* **PROBLEM TO WORK ON**
Write the lines out again, from the top of the material to the line containing "(528,0) rectangle (531,466);", pictures excluded.

-- -- --

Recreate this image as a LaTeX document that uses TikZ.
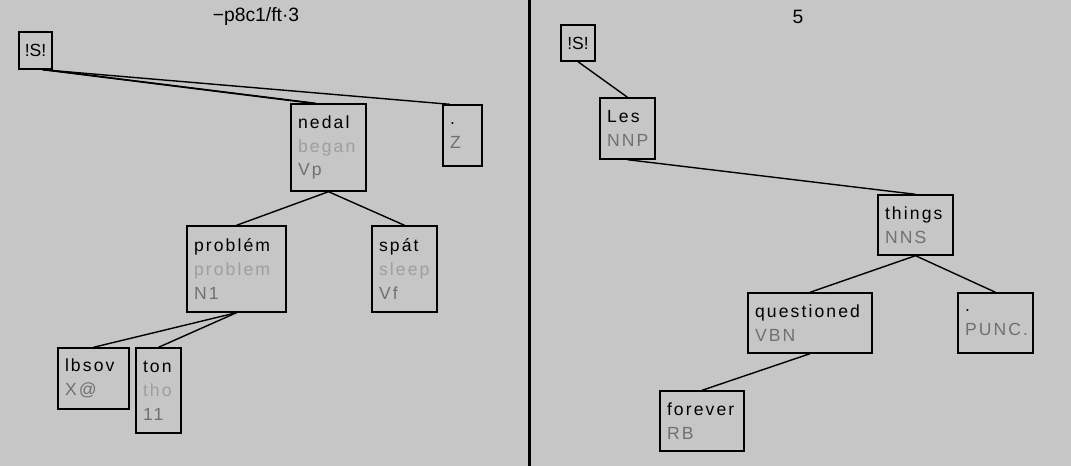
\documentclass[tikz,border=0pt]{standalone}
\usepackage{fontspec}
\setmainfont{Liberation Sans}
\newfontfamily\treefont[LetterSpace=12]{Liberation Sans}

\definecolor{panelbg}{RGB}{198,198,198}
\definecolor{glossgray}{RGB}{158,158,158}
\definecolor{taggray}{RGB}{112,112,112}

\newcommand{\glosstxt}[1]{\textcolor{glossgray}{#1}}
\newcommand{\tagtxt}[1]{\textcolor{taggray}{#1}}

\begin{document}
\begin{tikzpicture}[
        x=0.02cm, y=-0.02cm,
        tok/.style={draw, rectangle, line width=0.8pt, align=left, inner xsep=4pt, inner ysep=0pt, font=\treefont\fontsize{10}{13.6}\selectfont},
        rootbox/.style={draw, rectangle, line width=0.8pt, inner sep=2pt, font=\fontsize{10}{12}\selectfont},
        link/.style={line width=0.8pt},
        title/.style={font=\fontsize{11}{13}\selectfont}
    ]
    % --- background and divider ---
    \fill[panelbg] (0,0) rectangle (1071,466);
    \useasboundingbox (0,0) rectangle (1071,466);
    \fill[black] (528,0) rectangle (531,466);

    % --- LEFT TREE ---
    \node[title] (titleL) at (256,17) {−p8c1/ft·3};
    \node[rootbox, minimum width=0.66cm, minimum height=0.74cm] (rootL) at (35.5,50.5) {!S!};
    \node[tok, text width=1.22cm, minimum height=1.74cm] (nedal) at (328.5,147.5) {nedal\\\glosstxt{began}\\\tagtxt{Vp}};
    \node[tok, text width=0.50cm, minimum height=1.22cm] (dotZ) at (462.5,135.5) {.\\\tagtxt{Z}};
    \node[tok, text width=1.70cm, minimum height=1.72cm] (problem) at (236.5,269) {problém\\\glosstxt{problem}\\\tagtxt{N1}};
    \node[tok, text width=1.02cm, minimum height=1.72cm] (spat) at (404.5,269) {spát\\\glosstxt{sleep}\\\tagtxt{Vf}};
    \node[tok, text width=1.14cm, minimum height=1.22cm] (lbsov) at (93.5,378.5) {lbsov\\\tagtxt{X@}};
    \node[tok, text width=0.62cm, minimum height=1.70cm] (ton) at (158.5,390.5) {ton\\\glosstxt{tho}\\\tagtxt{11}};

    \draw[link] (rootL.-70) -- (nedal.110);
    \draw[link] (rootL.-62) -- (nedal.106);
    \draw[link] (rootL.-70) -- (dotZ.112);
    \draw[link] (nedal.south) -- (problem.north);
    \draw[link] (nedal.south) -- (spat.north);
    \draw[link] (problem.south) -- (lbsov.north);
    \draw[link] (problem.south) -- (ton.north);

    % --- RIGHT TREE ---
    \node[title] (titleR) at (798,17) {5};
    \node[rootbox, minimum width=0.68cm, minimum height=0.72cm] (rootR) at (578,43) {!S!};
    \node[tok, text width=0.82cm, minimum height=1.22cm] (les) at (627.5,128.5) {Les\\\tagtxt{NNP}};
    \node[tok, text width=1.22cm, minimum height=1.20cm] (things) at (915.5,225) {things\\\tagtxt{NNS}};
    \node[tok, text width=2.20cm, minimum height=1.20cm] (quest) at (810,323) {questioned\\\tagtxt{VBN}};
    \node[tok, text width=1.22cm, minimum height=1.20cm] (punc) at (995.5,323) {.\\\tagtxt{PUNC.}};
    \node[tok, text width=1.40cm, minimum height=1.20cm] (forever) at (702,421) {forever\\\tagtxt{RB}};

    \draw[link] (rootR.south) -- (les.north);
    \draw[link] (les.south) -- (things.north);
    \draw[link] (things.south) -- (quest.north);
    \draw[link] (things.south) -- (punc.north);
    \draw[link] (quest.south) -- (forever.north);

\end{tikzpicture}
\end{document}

-- -- --

* **EXERCISE RESULT**
Recreate this image as a LaTeX document that uses TikZ.
\documentclass[tikz,border=0pt]{standalone}
\usepackage{fontspec}
\setmainfont{Liberation Sans}
\newfontfamily\treefont[LetterSpace=12]{Liberation Sans}

\definecolor{panelbg}{RGB}{198,198,198}
\definecolor{glossgray}{RGB}{158,158,158}
\definecolor{taggray}{RGB}{112,112,112}

\newcommand{\glosstxt}[1]{\textcolor{glossgray}{#1}}
\newcommand{\tagtxt}[1]{\textcolor{taggray}{#1}}

\begin{document}
\begin{tikzpicture}[
        x=0.02cm, y=-0.02cm,
        tok/.style={draw, rectangle, line width=0.8pt, align=left, inner xsep=4pt, inner ysep=0pt, font=\treefont\fontsize{10}{13.6}\selectfont},
        rootbox/.style={draw, rectangle, line width=0.8pt, inner sep=2pt, font=\fontsize{10}{12}\selectfont},
        link/.style={line width=0.8pt},
        title/.style={font=\fontsize{11}{13}\selectfont}
    ]
    % --- background and divider ---
    \fill[panelbg] (0,0) rectangle (1071,466);
    \useasboundingbox (0,0) rectangle (1071,466);
    \fill[black] (528,0) rectangle (531,466);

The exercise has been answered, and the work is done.